I also found that India-specific stories and episodes led by chefs or restaurateurs tend to perform better. That was a learning from Season One that I doubled down on. For a long time, there was an inferiority complex associated with our food. Today, however, I feel like there’s a cultural confidence about documenting and telling stories about our food. Our cuisine is complex, refined, and sophisticated. Indian chefs and restaurateurs are building movements.
Were there insights that surprised even you?
A: Absolutely. Roni from Unapologetic Foods in New York told me how Indian restaurants abroad struggle to hire staff because of the perception that Indian diners don’t tip well. It comes from a perception that Indians are vegetarian, Indians don’t drink, and Indians have very sweet desserts, so the number of desserts they order for a table will be fewer.
That therefore impacts the tip that a server can make in New York.
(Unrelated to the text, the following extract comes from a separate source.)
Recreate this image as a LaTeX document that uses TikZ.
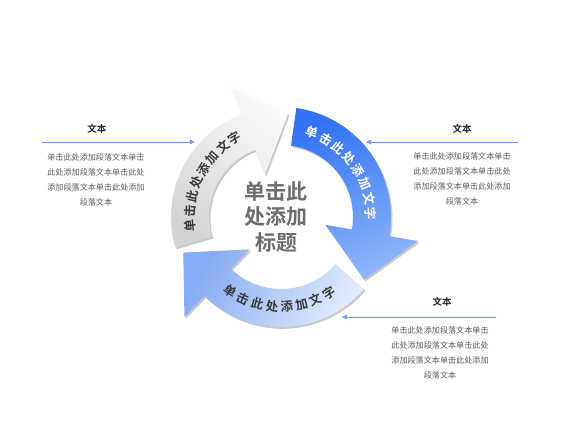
\documentclass[tikz,border=0pt]{standalone}
\usepackage{fontspec}
\newfontfamily\cjk{Noto Sans CJK SC}[BoldFont={Noto Sans CJK SC Bold}]
\usetikzlibrary{shadows,arrows.meta}
\definecolor{lineblue}{HTML}{6F9DF2}
\definecolor{paratext}{HTML}{5A5A5A}
\definecolor{headtext}{HTML}{262626}
\definecolor{titletext}{HTML}{6D6D6D}
\definecolor{arcgraytext}{HTML}{3A3A3A}
\tikzset{
  arrowshadow/.style={drop shadow={shadow xshift=1.5pt,shadow yshift=-1.8pt,opacity=0.35,fill=black!60}},
  grayarrow/.style={arrowshadow,top color=white!98!black,bottom color=black!17,shading angle=-45},
  bluearrow/.style={arrowshadow,top color={rgb,255:red,50;green,115;blue,245},bottom color={rgb,255:red,141;green,182;blue,248},shading angle=20},
  lightarrow/.style={arrowshadow,top color={rgb,255:red,134;green,172;blue,243},bottom color={rgb,255:red,226;green,235;blue,252},shading angle=60},
  arctxt/.style={font=\cjk\bfseries\fontsize{12.5}{13}\selectfont,inner sep=0pt},
  headlbl/.style={font=\cjk\bfseries\fontsize{9.5}{10}\selectfont,text=headtext,inner sep=0pt},
  paralbl/.style={font=\cjk\fontsize{8.1}{15}\selectfont,text=paratext,align=center,inner sep=0pt},
  pointer/.style={draw=lineblue,line width=0.9pt,-{Triangle[length=5pt,width=4.5pt]}},
}
\newcommand\ringarrow[4]{%
  \path[#1] (#2:110pt) arc[start angle=#2,end angle=#3,radius=110pt]
    -- (#3:139pt) -- (#4:104pt) -- (#3:45pt) -- (#3:72pt)
    arc[start angle=#3,end angle=#2,radius=72pt] -- cycle;}
\begin{document}
\begin{tikzpicture}[x=1pt,y=1pt]
\useasboundingbox[fill=white] (-281,-214) rectangle (299,217);
% ring arrows
\ringarrow{lightarrow}{-41}{-134}{-160}
\ringarrow{grayarrow}{196}{111}{86}
\ringarrow{bluearrow}{82}{-10}{-37}
% arc texts
\foreach \c [count=\i from 0] in {单,击,此,处,添,加,文,字}{
  \pgfmathsetmacro\ang{153+(3.5-\i)*9.3}
  \pgfmathsetmacro\rot{\ang-90}
  \node[arctxt,text=arcgraytext,rotate=\rot] (g\i) at (\ang:91pt) {\c};
}
\foreach \c [count=\i from 0] in {单,击,此,处,添,加,文,字}{
  \pgfmathsetmacro\ang{36+(3.5-\i)*9.6}
  \pgfmathsetmacro\rot{\ang-90}
  \node[arctxt,text=white,rotate=\rot] (b\i) at (\ang:90pt) {\c};
}
\foreach \c [count=\i from 0] in {单,击,此,处,添,加,文,字}{
  \pgfmathsetmacro\ang{-91-(3.5-\i)*9.5}
  \pgfmathsetmacro\rot{\ang+90}
  \node[arctxt,text=arcgraytext,rotate=\rot] (l\i) at (\ang:90pt) {\c};
}
% title
\node[font=\cjk\bfseries\fontsize{21}{25.5}\selectfont,text=titletext,align=center,inner sep=0pt] (title) at (-5,0) {单击此\\处添加\\标题};
% left block
\node[headlbl] (h1) at (-184,88) {文本};
\coordinate (s1) at (-239,75);
\coordinate (e1) at (-86,75);
\draw[pointer] (s1) -- (e1);
\node[paralbl] (p1) at (-185,37.5) {单击此处添加段落文本单击\\此处添加段落文本单击此处\\添加段落文本单击此处添加\\段落文本};
% right block
\node[headlbl] (h2) at (181,88) {文本};
\coordinate (s2) at (237,75);
\coordinate (e2) at (85,75);
\draw[pointer] (s2) -- (e2);
\node[paralbl] (p2) at (181,38.5) {单击此处添加段落文本单击\\此处添加段落文本单击此处\\添加段落文本单击此处添加\\段落文本};
% bottom right block
\node[headlbl] (h3) at (161,-85) {文本};
\coordinate (s3) at (215,-100);
\coordinate (e3) at (61,-100);
\draw[pointer] (s3) -- (e3);
\node[paralbl] (p3) at (159,-135.5) {单击此处添加段落文本单击\\此处添加段落文本单击此处\\添加段落文本单击此处添加\\段落文本};
\end{tikzpicture}
\end{document}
So servers feel like it makes more sense to work for another restaurant that serves another kind of cuisine. That blew my mind; it’s such a layered intersection of culture, economics, and bias. Another example was speaking with Vinesh Johny about how fatherhood reshaped his perspective on hospitality and running a business. These are sides of people you don’t always get to see in traditional interviews.
Q: For those just tuning in, what can they expect in the upcoming episodes?
A: Expect insights on how India is eating and drinking, but also how entrepreneurs are building businesses around that. How do we value things in terms of different food cultures? For anyone interested in food and drink, there’s a whole bunch of subjects we explore.
For example, I had an interesting conversation with Anisha from Goya and Priya Krishna from The New York Times. They spoke about how restaurant reviews are different in America and in India, how it’s structured and also about all of our pet peeves about food media. It’s about getting up close with the people shaping our food culture.